犬と猫の歯周病について|ご家庭でのデンタルケアが重要
- 2024年3月13日
- 病気について
歯周病は、歯垢の中の細菌(歯周病原生細菌)が歯周ポケット内で増殖する結果生じる、歯周組織の炎症性疾患です。
3歳以上の犬の約80%、同じく猫の70%が歯周病にかかっていると言われており、単なる口内の問題にとどまらず、全身に様々な健康問題を引き起こす原因となることもあります。
今回は犬と猫の歯周病について、症状や治療方法、予防方法などを詳しく解説します。
■目次
1.原因
2.症状
3.診断方法
4.治療方法
5.予防法やご家庭での注意点
6.まとめ
原因
犬と猫の歯周病の主な原因は、歯垢の中で増殖する歯周病原性細菌です。

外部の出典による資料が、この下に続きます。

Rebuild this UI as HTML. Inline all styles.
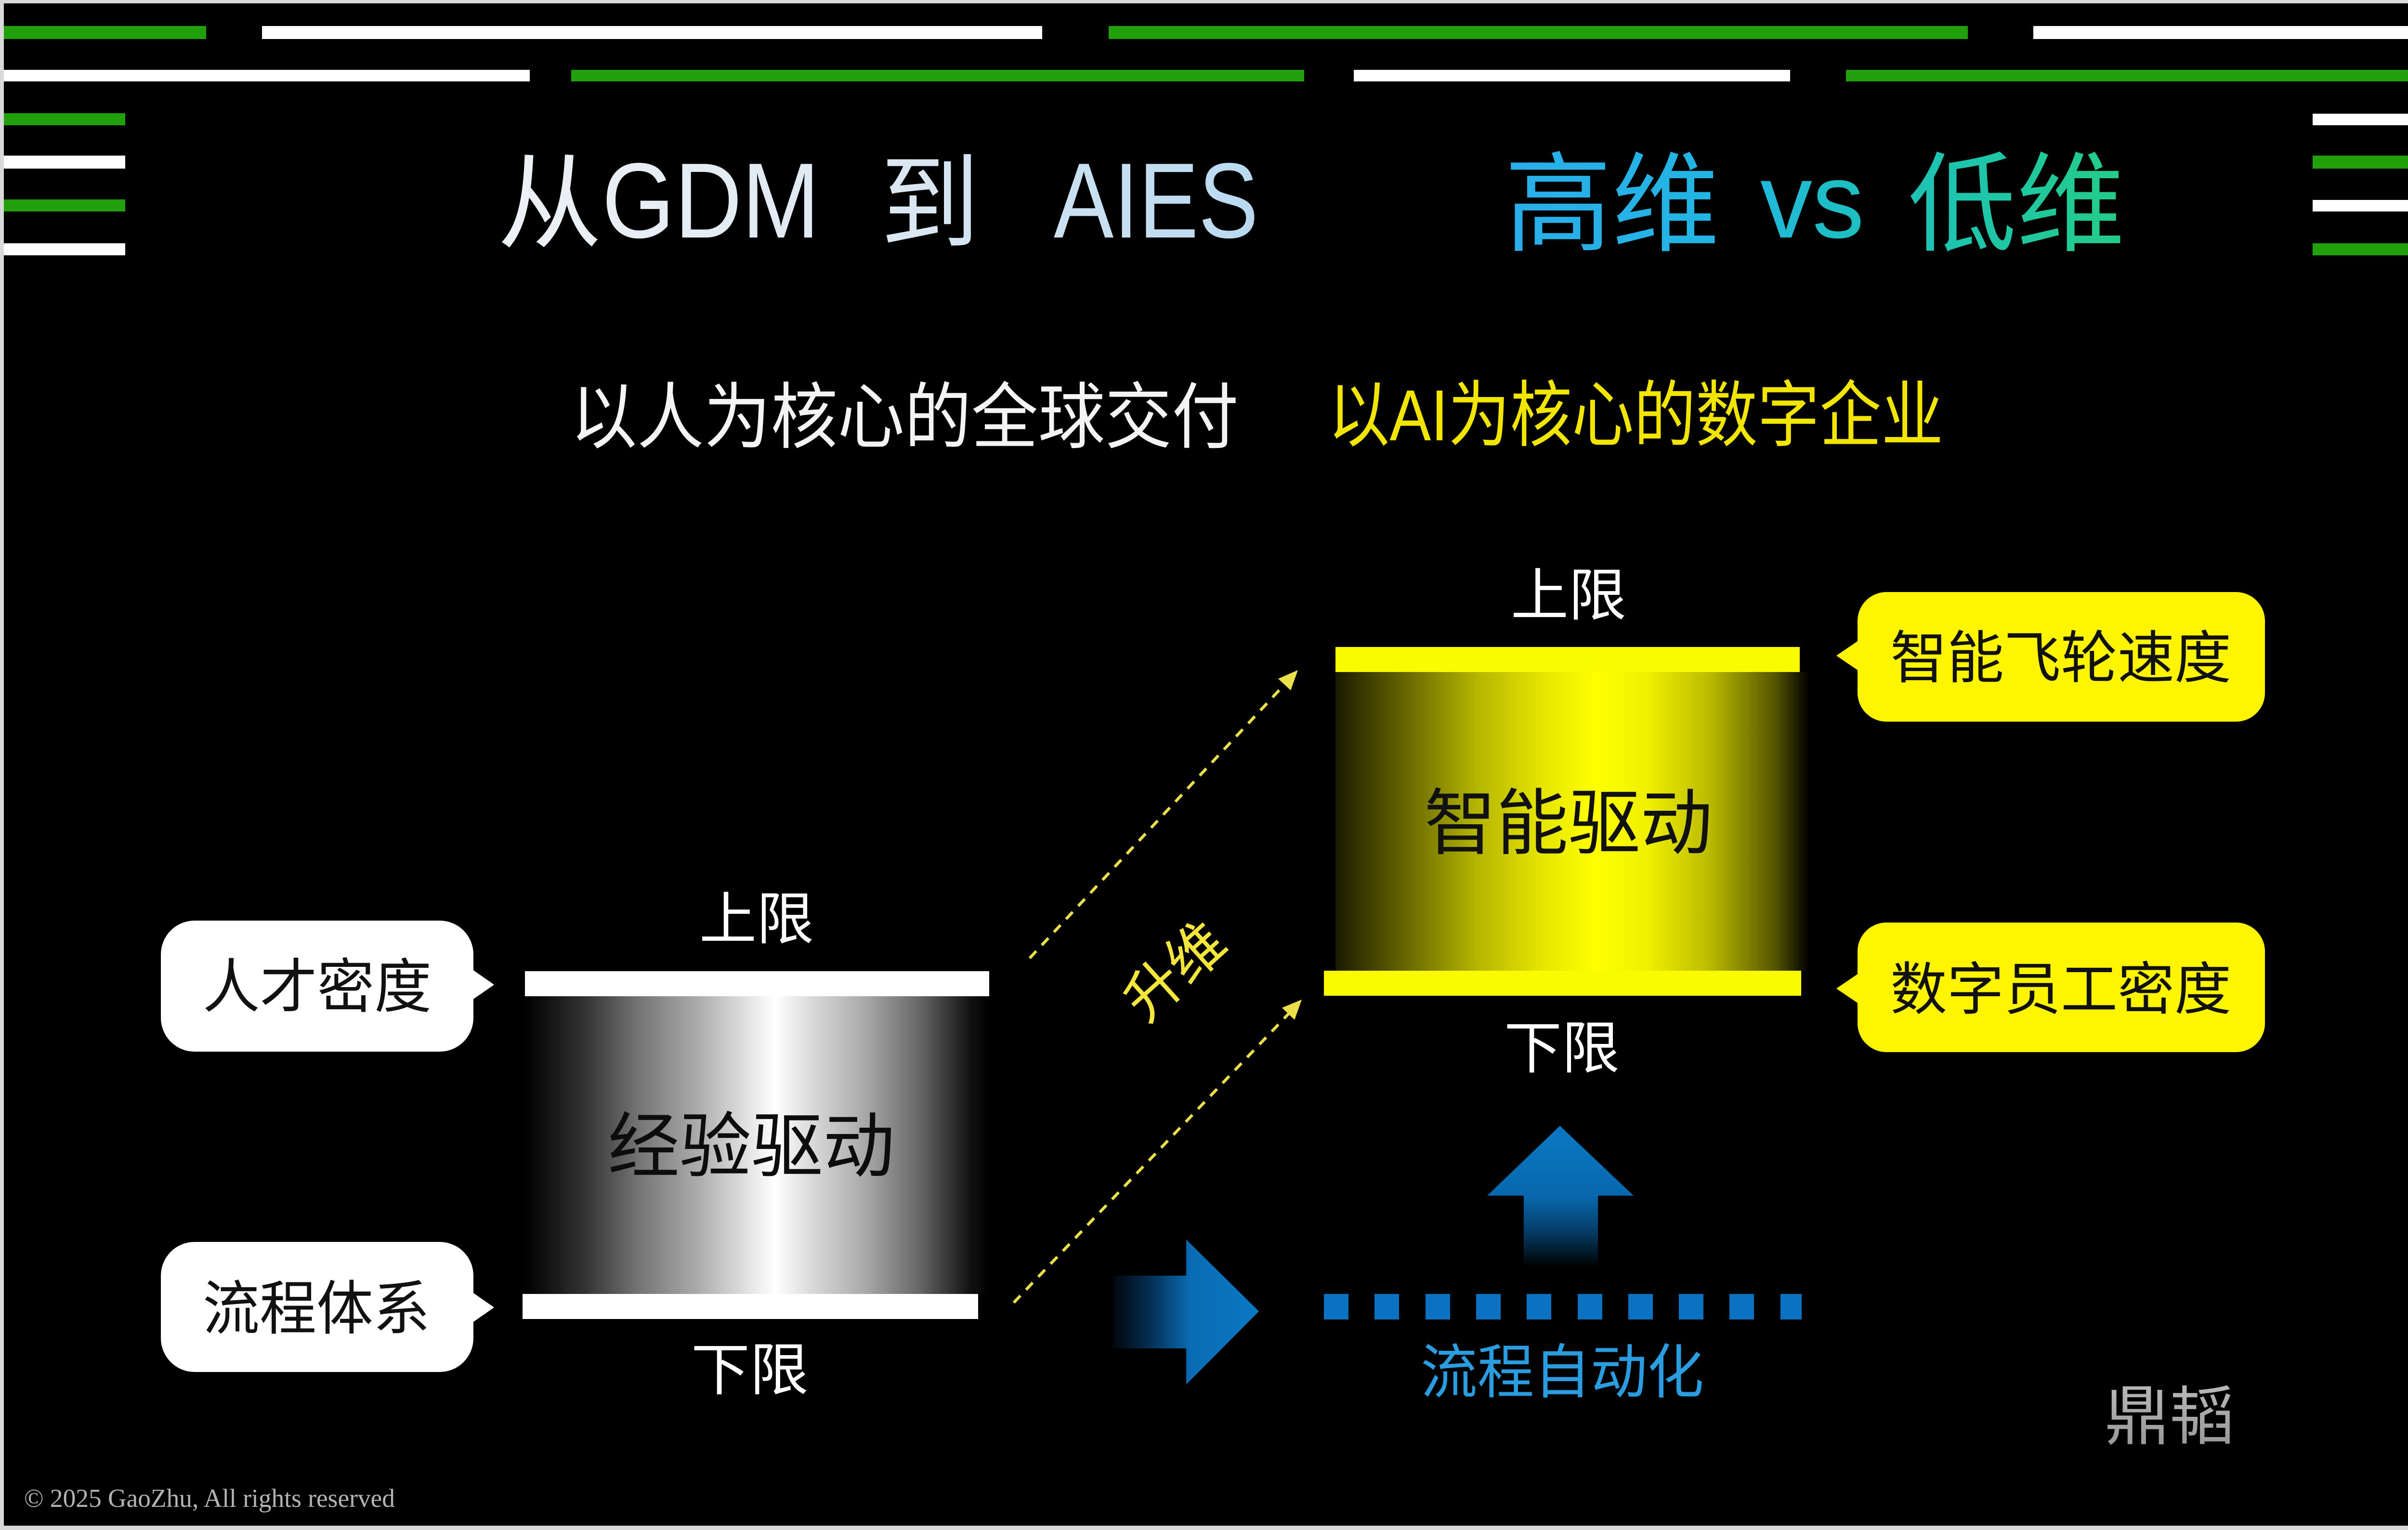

これらの細菌は、食べカスや唾液中の成分をもとに歯垢を形成し、それが石灰化することで歯石に変わります。
特に犬や猫の場合、歯垢が歯石に変わるまでの期間が人間と比べて、わずか3日と極めて短いため、予防と定期的なケアが非常に重要です。
また、免疫力低下や栄養状態、ストレスといった環境因子も、歯周病の発生に影響を及ぼします。
症状
歯周病にはいくつかの種類があり、初期段階では歯肉炎から始まり、進行すると歯周炎に至ります。
歯肉炎は歯肉の炎症を伴うため、赤みや腫れ、出血、口臭の増加を引き起こします。
歯肉炎を放置すると歯周炎に進行し、歯肉だけではなく歯槽骨や周囲の組織にまで炎症が及び、歯がぐらつく、歯が抜け落ちる、歯肉から膿が出る、強い口臭がするなどの症状が現れます。
診断方法
診断は、歯肉の状態、歯周ポケットの深さ、歯肉や歯根膜の状態などに注目して評価します。
正確な診断のためには、全身麻酔下での口腔内検査が必要です。なお、全身麻酔をかけずに検査を行うと、動物が暴れてしまい、口腔内の状態を正確に把握することが困難になってしまいます。
また歯周病の進行状態によっては、口腔内X線検査を用いて歯根や歯槽骨の状態を詳しく調べることもあります。
治療方法
歯周病の治療は、主に歯垢と歯石の除去(超音波スケーリング)から始まります。
このクリーニングは通常、大きな音と痛みが生じるため全身麻酔下で行われ、超音波スケーラーを使用して歯石を取り除きます。
具体的には、歯肉の下にある深い歯石の除去、感染した歯肉組織の除去、歯がぐらついている場合は歯の抜歯が必要となることもあります。
また、歯肉切除術(歯周炎になって形成された深いポケットを除去する目的で行う手術)などの外科的処置が行われることもあります。
治療後は、歯面研磨(ポリッシング)を行い、歯の表面を滑らかにして再び歯垢が付着しにくくします。
予防法やご家庭での注意点
歯周病の予防には、ご家庭でのデンタルケアが最も効果的です。若齢時からの歯磨きの習慣づけが重要ですので、お口周りや歯に触られることに慣れさせる練習が大切です。
また、硬いものを噛むことで自然に歯垢が落ちやすくなるため、ウェットフードよりもドライフードの方が歯周病になりにくいと言われています。
そして定期的な動物病院での口腔検査も、歯周病の早期発見に役立ちます。
まとめ
犬と猫の歯周病は、適切な予防とケアによって大きくリスクを減らせます。日々の歯磨きや定期的な口腔チェックは、愛犬や愛猫が健康で快適な生活を送るために不可欠です。
歯周病は単なる口内の問題ではなく、全身の健康に影響を及ぼす可能性があるため、ペットの口腔ケアにも十分注意を払いましょう。